The lira's value plummeted as economists were expecting a hike to up to 20%, and the Turkish government signaled earlier this week that it was planning to phase out its controversial lira protection scheme, which is designed to safeguard deposits by compensating depositors for currency depreciation.
It is the third interest rate hike since Turkish President Recep Tayyip Erdogan’s U-turn from his unconventional economy policy after his reelection in May. Erdogan had previously kept rates low even as inflation soared, but his government is now promoting rate rises after appointing two top economists: Finance Minister Mehmet Simsek and Central Bank Governor Gaye Erkan.
Under Erkan, a former US banking executive, the bank hiked its policy rates by 700 basis points in June and July. It pledged a gradual shift to tighter monetary policies, but Thursday's increase signals that the bank has shifted gears amid soaring inflation.
Prior to Erkan's appointment, the bank slashed the country’s policy rates to 8.5% in a series of cuts over the past two years to boost economic growth at the expense of inflation and devaluation of the Turkish lira.
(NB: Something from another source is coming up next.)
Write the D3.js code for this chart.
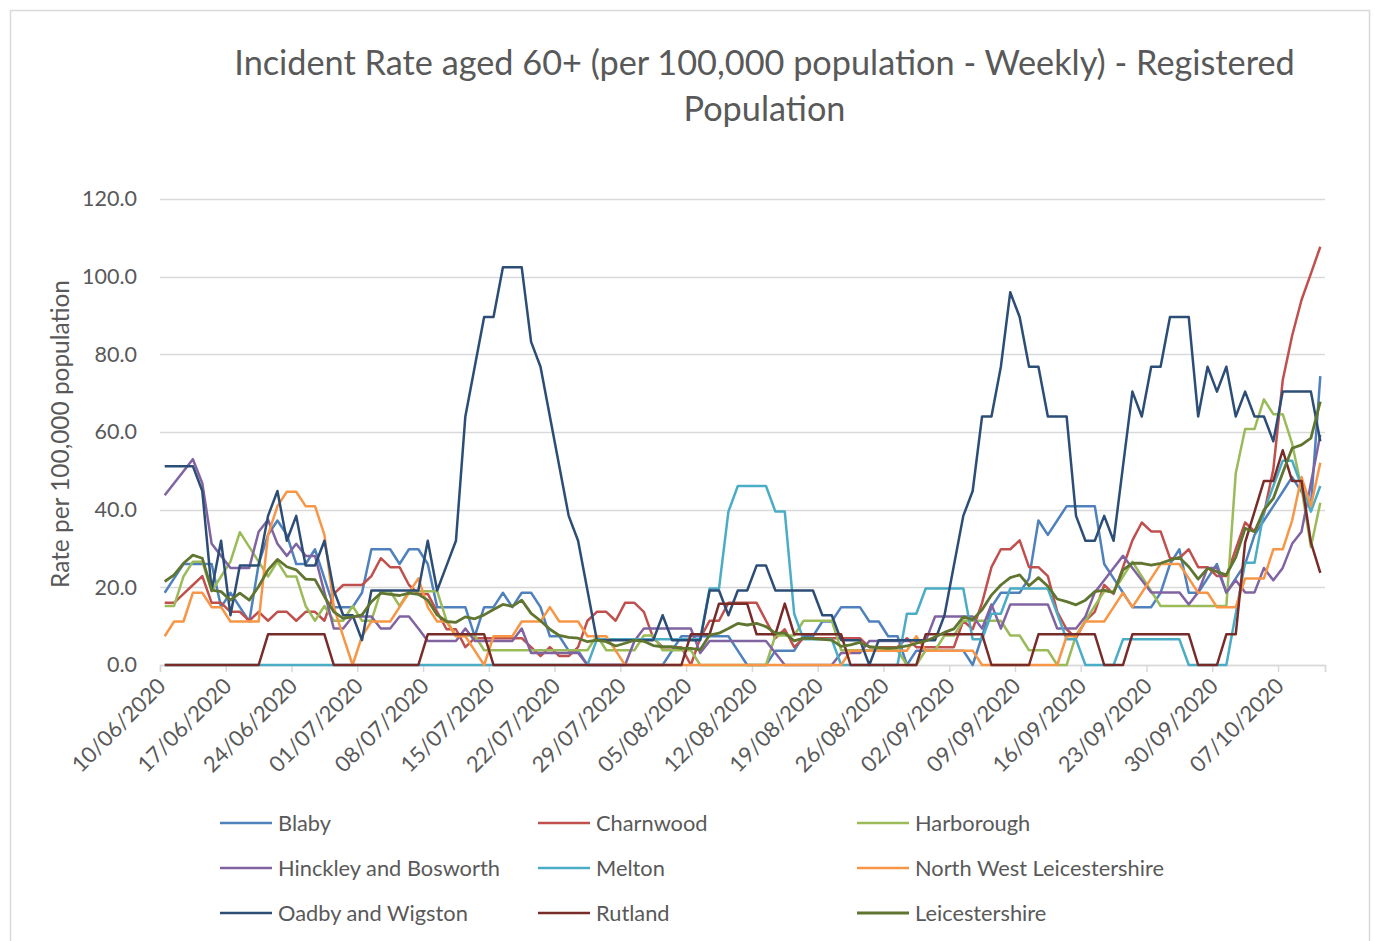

The cuts fanned Turkey’s already high inflation to record levels, leading to a cost of living crisis. The annual inflation reached a 24-year high of 85.5% last October before easing to 47.83% in July. The cuts also sent the lira to a record low, causing it to lose more than 30% of its value over the past year.
Following the rate hike on Thursday, Simsek reiterated the new economy management’s resolve on tighter monetary policies. “We are committed! Price stability is our top priority,” he tweeted.